The resolution called on the city's parks and recreation department to require all sports organizations and leagues that use the parks to adopt rules to ensure that reasonable accommodations are given for participants that have disabilities.

The action is similar to that taken by several Hawaii counties and cities since the case of 10-year-old Justin Kapono "Pono" Tokioka came to the public's attention last year.

The National Center of the Deaf and the U.S. Department of Justice filed a lawsuit against PONY Baseball/Softball, Inc., alleging that the organization is discriminating against the boy under the 1990 Americans with Disabilities Act by denying him access to a sign language interpreter.

Pono had been playing on the Kauai league with his father, Jimmy, in the dugout interpreting instructions from team coaches. But when it came time for the state tournament, the Tokiokas were told his father amounted to an extra coach in the dugout, in violation of PONY rules.

The family has argued that Pono's father only acts as an interpreter. They have offered for the mother to interpret, and have suggested that the league come up with a separate interpreter. Other teams in the league had no problem with Jimmy Tokioka in the dugout.

The national organization, however, refuses to allow any 'extra' adults in the dugout.

The action has drawn the attention of disability advocates, politicians, and even famous Baltimore Oriole Cal Ripken, Jr., who wrote to Pono to encourage him to always try his best.

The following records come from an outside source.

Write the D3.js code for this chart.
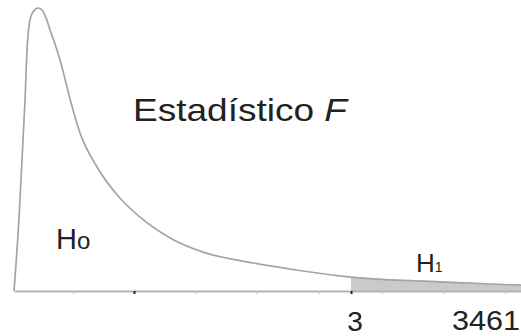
<!DOCTYPE html>
<html>
<head>
<meta charset="utf-8">
<script src="https://cdn.jsdelivr.net/npm/d3@7"></script>
<style>
  body { margin: 0; background: #fff; }
  svg { display: block; font-family: "Liberation Sans", Arial, sans-serif; }
</style>
</head>
<body>
<div id="chart"></div>
<script>
// F density curve
const fValues = [0, 0.045, 0.071, 0.098, 0.116, 0.142, 0.169, 0.214, 0.249, 0.285, 0.320, 0.365,
  0.410, 0.454, 0.499, 0.588, 0.739, 0.944, 1.122, 1.389, 1.683, 2.128, 2.573, 3.0, 3.792, 4.513];
const densities = [0, 0.203, 0.360, 0.525, 0.663, 0.745, 0.767, 0.778, 0.773, 0.751, 0.718, 0.679,
  0.635, 0.583, 0.528, 0.434, 0.341, 0.255, 0.203, 0.146, 0.107, 0.077, 0.055, 0.038, 0.025, 0.016];
const criticalF = 3;
const minorTicks = [0.525, 1.611, 2.154, 2.715, 3.276, 3.819, 4.371];
const darkTicks = [1.068, 3.0];
const critLabel = "3";
const obsLabel = "3461";

const width = 521, height = 336;
const baseY = 291;

const curveData = fValues.map((f, i) => ({f: f, d: densities[i]}));

const svg = d3.select("#chart")
  .append("svg")
    .attr("width", width)
    .attr("height", height);

const x = d3.scaleLinear()
  .domain([0, 4.513])
  .range([14, 521]);

const y = d3.scaleLinear()
  .domain([0, 0.8])
  .range([baseY, 0]);

// rejection region
const tail = curveData.filter(d => d.f >= criticalF);
svg.append("path")
  .datum(tail)
  .attr("fill", "#cacaca")
  .attr("stroke", "none")
  .attr("d", d3.area()
    .x(d => x(d.f))
    .y0(y(0))
    .y1(d => y(d.d))
    .curve(d3.curveMonotoneX));

// axis
const xAxis = svg.append("g")
  .attr("transform", `translate(0, ${baseY})`)
  .call(d3.axisBottom(x).tickValues(minorTicks).tickFormat("").tickSize(3).tickSizeOuter(0));
xAxis.select(".domain").attr("stroke", "#b4b4b4").attr("stroke-width", 2);
xAxis.selectAll(".tick line").attr("stroke", "#c4c4c4");

svg.append("g")
  .attr("transform", `translate(0, ${baseY})`)
  .call(d3.axisBottom(x).tickValues(darkTicks).tickFormat("").tickSize(3).tickSizeOuter(0))
  .call(g => g.select(".domain").remove())
  .selectAll(".tick line")
    .attr("stroke", "#222")
    .attr("stroke-width", 2);

// density curve
svg.append("path")
  .datum(curveData)
  .attr("fill", "none")
  .attr("stroke", "#a4a4a4")
  .attr("stroke-width", 1.7)
  .attr("d", d3.line()
    .x(d => x(d.f))
    .y(d => y(d.d))
    .curve(d3.curveMonotoneX));

// labels
const title = svg.append("text")
  .attr("x", 133)
  .attr("y", 121)
  .attr("font-size", 32)
  .attr("fill", "#222")
  .attr("textLength", 214)
  .attr("lengthAdjust", "spacingAndGlyphs");
title.append("tspan").text("Estadístico ");
title.append("tspan").attr("font-style", "italic").text("F");

const h0 = svg.append("text")
  .attr("x", 56)
  .attr("y", 249)
  .attr("font-size", 29)
  .attr("fill", "#222");
h0.append("tspan").text("H");
h0.append("tspan").attr("font-size", 24).text("o");

const h1 = svg.append("text")
  .attr("x", 416)
  .attr("y", 272)
  .attr("font-size", 26)
  .attr("fill", "#222");
h1.append("tspan").text("H");
h1.append("tspan").attr("font-size", 14).text("1");

svg.append("text")
  .attr("x", x(criticalF) + 4)
  .attr("y", 331)
  .attr("text-anchor", "middle")
  .attr("font-size", 28)
  .attr("fill", "#222")
  .text(critLabel);

svg.append("text")
  .attr("x", 452)
  .attr("y", 330)
  .attr("font-size", 28)
  .attr("fill", "#222")
  .attr("textLength", 68)
  .attr("lengthAdjust", "spacingAndGlyphs")
  .text(obsLabel);
</script>
</body>
</html>
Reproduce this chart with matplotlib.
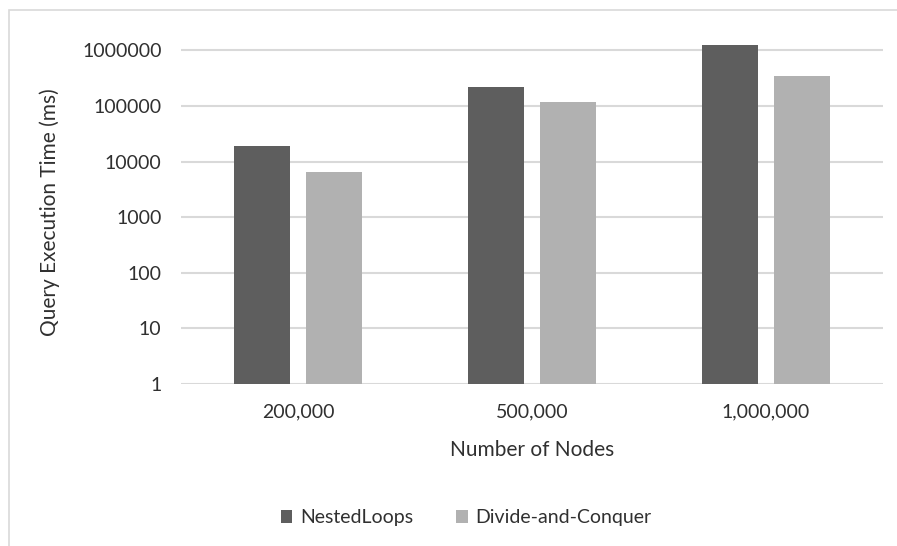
import numpy as np
import matplotlib
matplotlib.use("Agg")
import matplotlib.pyplot as plt
import matplotlib.patches as patch

nodes = ["200,000", "500,000", "1,000,000"]
nested_loops = [19000, 220000, 1250000]
divide_conquer = [6500, 118000, 345000]
series_names = ["NestedLoops", "Divide-and-Conquer"]
y_ticks = [1, 10, 100, 1000, 10000, 100000, 1000000]

plt.rcParams['font.family'] = ['Lato', 'DejaVu Sans']
txt = "#303030"

fig = plt.figure(figsize=(8.97, 5.46), dpi=100)
# outer chart border (cut at right/bottom like the source)
fig.patches.append(patch.Rectangle((9/897, -0.05), 1.1, 1 - 10/546 + 0.05, transform=fig.transFigure,
                                   fill=False, edgecolor="#d9d9d9", linewidth=1.2))

ax = fig.add_axes([181/897, 1 - 384/546, 702/897, (384 - 39.3)/546])
x = np.arange(len(nodes))
w = 0.24
off = 0.155
ax.bar(x - off, nested_loops, width=w, color="#5e5e5e", label=series_names[0], zorder=3)
ax.bar(x + off, divide_conquer, width=w, color="#b1b1b1", label=series_names[1], zorder=3)

ax.set_yscale("log")
ax.set_ylim(1, 10 ** 6.2)
ax.set_xlim(-0.5, len(nodes) - 0.5)
ax.set_yticks(y_ticks)
ax.set_yticklabels([str(v) for v in y_ticks])
ax.minorticks_off()
ax.set_xticks(x)
ax.set_xticklabels(nodes)
ax.grid(axis="y", color="#d9d9d9", linewidth=1.5, zorder=0)
for s in ax.spines.values():
    s.set_visible(False)
ax.tick_params(length=0, labelsize=14, colors=txt)
ax.tick_params(axis="y", pad=14)
ax.tick_params(axis="x", pad=14)

ax.set_ylabel("Query Execution Time (ms)", fontsize=15, color=txt, labelpad=16)
ax.set_xlabel("Number of Nodes", fontsize=15, color=txt, labelpad=14)

fig.legend(loc="center", bbox_to_anchor=(466/897, 1 - 518/546), ncol=2, frameon=False,
           fontsize=14, handlelength=0.6, handleheight=0.6, handletextpad=0.4, columnspacing=2.2,
           labelcolor=txt)

fig.savefig("out.png", dpi=100)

In October, Challenge Maui and Handicapped Advocacy Works of Kona filed complaints with Hawaii County Mayor Harry Kim and with the Justice Department, saying PONY discriminates against the deaf player in violation of federal anti-discrimination law.

Pono and his father were on hand last Wednesday to thank the Honolulu council for their support of people with disabilities, the Star-Bulletin reported.